PROMPT -> Repeat the listing word for word. No pictures belong in the copy.

DATA PROVIDED ->
·····
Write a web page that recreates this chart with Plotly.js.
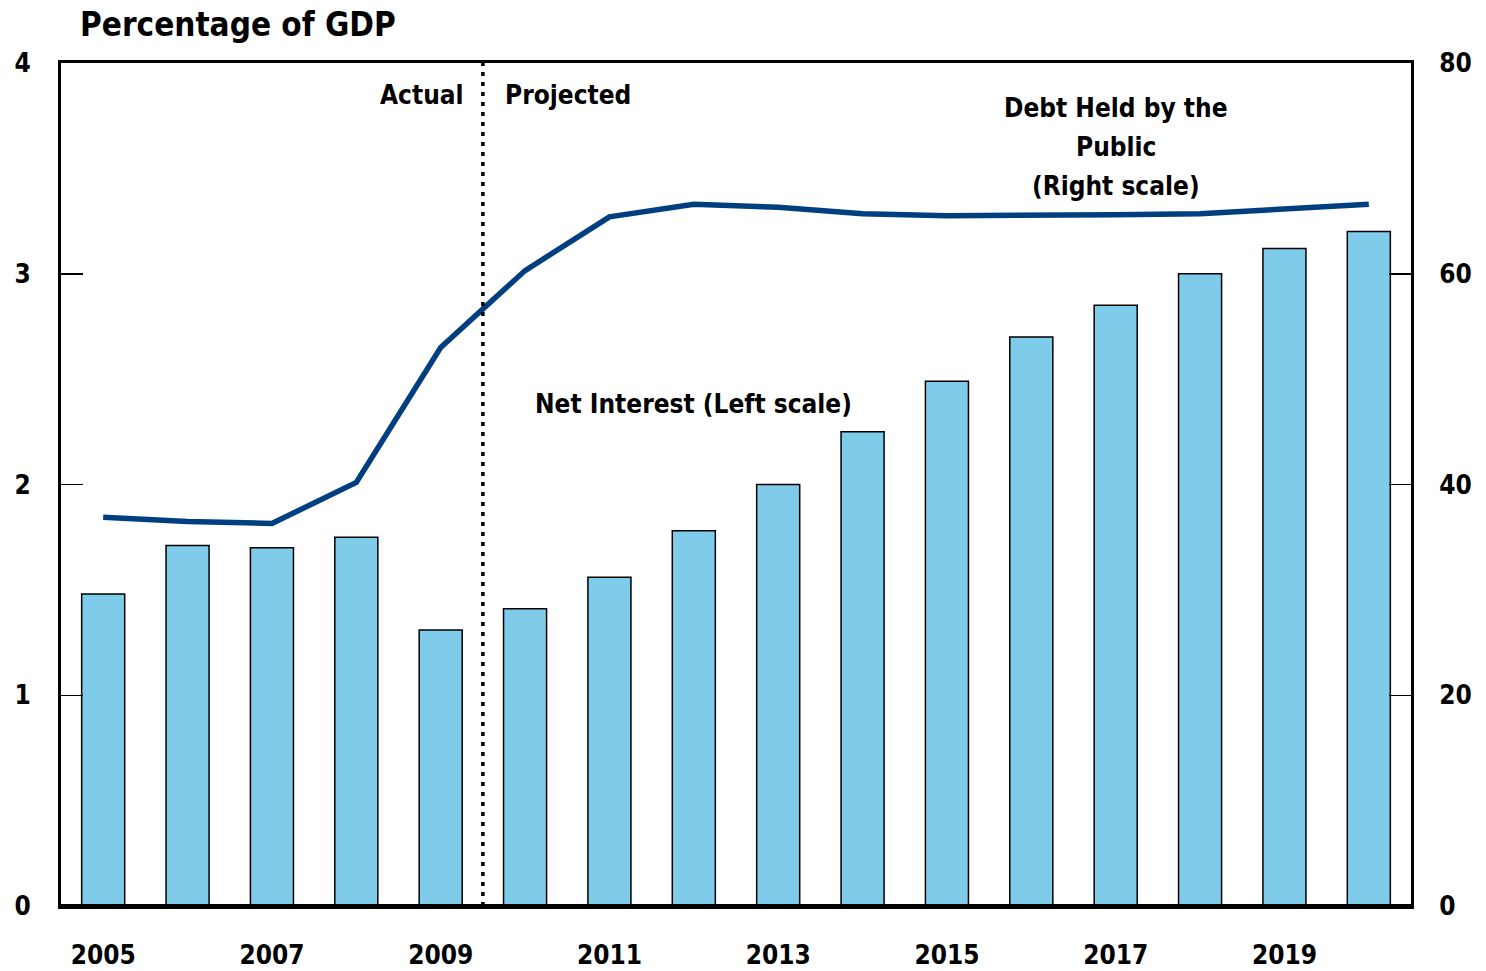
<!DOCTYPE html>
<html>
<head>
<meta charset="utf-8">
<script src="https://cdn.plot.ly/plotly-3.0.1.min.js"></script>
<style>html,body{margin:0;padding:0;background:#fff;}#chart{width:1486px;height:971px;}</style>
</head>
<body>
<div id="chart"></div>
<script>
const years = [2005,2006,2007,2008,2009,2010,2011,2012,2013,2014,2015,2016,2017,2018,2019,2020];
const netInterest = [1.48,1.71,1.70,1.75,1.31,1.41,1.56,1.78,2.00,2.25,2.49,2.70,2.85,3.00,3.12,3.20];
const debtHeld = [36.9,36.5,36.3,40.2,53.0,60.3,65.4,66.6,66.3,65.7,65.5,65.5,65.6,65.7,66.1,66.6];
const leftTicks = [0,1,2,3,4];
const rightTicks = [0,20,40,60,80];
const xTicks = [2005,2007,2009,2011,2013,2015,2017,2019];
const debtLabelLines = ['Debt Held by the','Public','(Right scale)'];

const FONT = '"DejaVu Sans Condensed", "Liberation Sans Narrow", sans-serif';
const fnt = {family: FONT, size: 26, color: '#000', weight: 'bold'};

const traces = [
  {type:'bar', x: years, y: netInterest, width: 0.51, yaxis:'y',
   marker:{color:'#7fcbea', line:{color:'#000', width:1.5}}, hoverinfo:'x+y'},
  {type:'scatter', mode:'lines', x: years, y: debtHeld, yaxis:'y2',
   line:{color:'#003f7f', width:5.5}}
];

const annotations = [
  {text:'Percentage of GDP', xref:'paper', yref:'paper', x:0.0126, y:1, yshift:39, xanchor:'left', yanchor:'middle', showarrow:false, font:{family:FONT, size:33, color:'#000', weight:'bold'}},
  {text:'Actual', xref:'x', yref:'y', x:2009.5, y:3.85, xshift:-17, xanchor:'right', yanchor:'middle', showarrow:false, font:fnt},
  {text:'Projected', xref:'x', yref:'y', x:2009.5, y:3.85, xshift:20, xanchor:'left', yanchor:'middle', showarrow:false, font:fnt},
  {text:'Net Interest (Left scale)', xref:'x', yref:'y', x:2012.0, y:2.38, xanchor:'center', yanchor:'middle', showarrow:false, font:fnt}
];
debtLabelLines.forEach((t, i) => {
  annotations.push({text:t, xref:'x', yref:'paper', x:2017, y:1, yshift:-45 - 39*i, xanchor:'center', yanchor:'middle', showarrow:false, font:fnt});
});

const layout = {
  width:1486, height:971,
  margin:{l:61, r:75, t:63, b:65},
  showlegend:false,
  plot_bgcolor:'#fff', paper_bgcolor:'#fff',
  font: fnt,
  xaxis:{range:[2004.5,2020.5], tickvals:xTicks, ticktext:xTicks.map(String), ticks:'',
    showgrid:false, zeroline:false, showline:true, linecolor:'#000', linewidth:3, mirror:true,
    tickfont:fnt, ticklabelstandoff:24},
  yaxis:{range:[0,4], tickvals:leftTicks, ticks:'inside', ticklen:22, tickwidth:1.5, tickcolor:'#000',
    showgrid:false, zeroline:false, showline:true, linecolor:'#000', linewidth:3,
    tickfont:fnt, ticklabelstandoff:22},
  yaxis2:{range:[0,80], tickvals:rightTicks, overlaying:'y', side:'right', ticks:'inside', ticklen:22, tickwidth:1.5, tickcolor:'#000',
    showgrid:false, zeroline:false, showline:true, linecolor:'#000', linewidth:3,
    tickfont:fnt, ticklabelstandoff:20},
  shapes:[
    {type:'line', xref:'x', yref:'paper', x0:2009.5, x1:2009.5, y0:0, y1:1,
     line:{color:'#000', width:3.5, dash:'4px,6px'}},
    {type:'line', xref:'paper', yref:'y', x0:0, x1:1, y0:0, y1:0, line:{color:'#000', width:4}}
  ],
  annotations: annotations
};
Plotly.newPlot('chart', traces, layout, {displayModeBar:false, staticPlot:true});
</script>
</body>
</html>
·····
RESULT FOR THIS TASK ->
Write a web page that recreates this chart with Plotly.js.
<!DOCTYPE html>
<html>
<head>
<meta charset="utf-8">
<script src="https://cdn.plot.ly/plotly-3.0.1.min.js"></script>
<style>html,body{margin:0;padding:0;background:#fff;}#chart{width:1486px;height:971px;}</style>
</head>
<body>
<div id="chart"></div>
<script>
const years = [2005,2006,2007,2008,2009,2010,2011,2012,2013,2014,2015,2016,2017,2018,2019,2020];
const netInterest = [1.48,1.71,1.70,1.75,1.31,1.41,1.56,1.78,2.00,2.25,2.49,2.70,2.85,3.00,3.12,3.20];
const debtHeld = [36.9,36.5,36.3,40.2,53.0,60.3,65.4,66.6,66.3,65.7,65.5,65.5,65.6,65.7,66.1,66.6];
const leftTicks = [0,1,2,3,4];
const rightTicks = [0,20,40,60,80];
const xTicks = [2005,2007,2009,2011,2013,2015,2017,2019];
const debtLabelLines = ['Debt Held by the','Public','(Right scale)'];

const FONT = '"DejaVu Sans Condensed", "Liberation Sans Narrow", sans-serif';
const fnt = {family: FONT, size: 26, color: '#000', weight: 'bold'};

const traces = [
  {type:'bar', x: years, y: netInterest, width: 0.51, yaxis:'y',
   marker:{color:'#7fcbea', line:{color:'#000', width:1.5}}, hoverinfo:'x+y'},
  {type:'scatter', mode:'lines', x: years, y: debtHeld, yaxis:'y2',
   line:{color:'#003f7f', width:5.5}}
];

const annotations = [
  {text:'Percentage of GDP', xref:'paper', yref:'paper', x:0.0126, y:1, yshift:39, xanchor:'left', yanchor:'middle', showarrow:false, font:{family:FONT, size:33, color:'#000', weight:'bold'}},
  {text:'Actual', xref:'x', yref:'y', x:2009.5, y:3.85, xshift:-17, xanchor:'right', yanchor:'middle', showarrow:false, font:fnt},
  {text:'Projected', xref:'x', yref:'y', x:2009.5, y:3.85, xshift:20, xanchor:'left', yanchor:'middle', showarrow:false, font:fnt},
  {text:'Net Interest (Left scale)', xref:'x', yref:'y', x:2012.0, y:2.38, xanchor:'center', yanchor:'middle', showarrow:false, font:fnt}
];
debtLabelLines.forEach((t, i) => {
  annotations.push({text:t, xref:'x', yref:'paper', x:2017, y:1, yshift:-45 - 39*i, xanchor:'center', yanchor:'middle', showarrow:false, font:fnt});
});

const layout = {
  width:1486, height:971,
  margin:{l:61, r:75, t:63, b:65},
  showlegend:false,
  plot_bgcolor:'#fff', paper_bgcolor:'#fff',
  font: fnt,
  xaxis:{range:[2004.5,2020.5], tickvals:xTicks, ticktext:xTicks.map(String), ticks:'',
    showgrid:false, zeroline:false, showline:true, linecolor:'#000', linewidth:3, mirror:true,
    tickfont:fnt, ticklabelstandoff:24},
  yaxis:{range:[0,4], tickvals:leftTicks, ticks:'inside', ticklen:22, tickwidth:1.5, tickcolor:'#000',
    showgrid:false, zeroline:false, showline:true, linecolor:'#000', linewidth:3,
    tickfont:fnt, ticklabelstandoff:22},
  yaxis2:{range:[0,80], tickvals:rightTicks, overlaying:'y', side:'right', ticks:'inside', ticklen:22, tickwidth:1.5, tickcolor:'#000',
    showgrid:false, zeroline:false, showline:true, linecolor:'#000', linewidth:3,
    tickfont:fnt, ticklabelstandoff:20},
  shapes:[
    {type:'line', xref:'x', yref:'paper', x0:2009.5, x1:2009.5, y0:0, y1:1,
     line:{color:'#000', width:3.5, dash:'4px,6px'}},
    {type:'line', xref:'paper', yref:'y', x0:0, x1:1, y0:0, y1:0, line:{color:'#000', width:4}}
  ],
  annotations: annotations
};
Plotly.newPlot('chart', traces, layout, {displayModeBar:false, staticPlot:true});
</script>
</body>
</html>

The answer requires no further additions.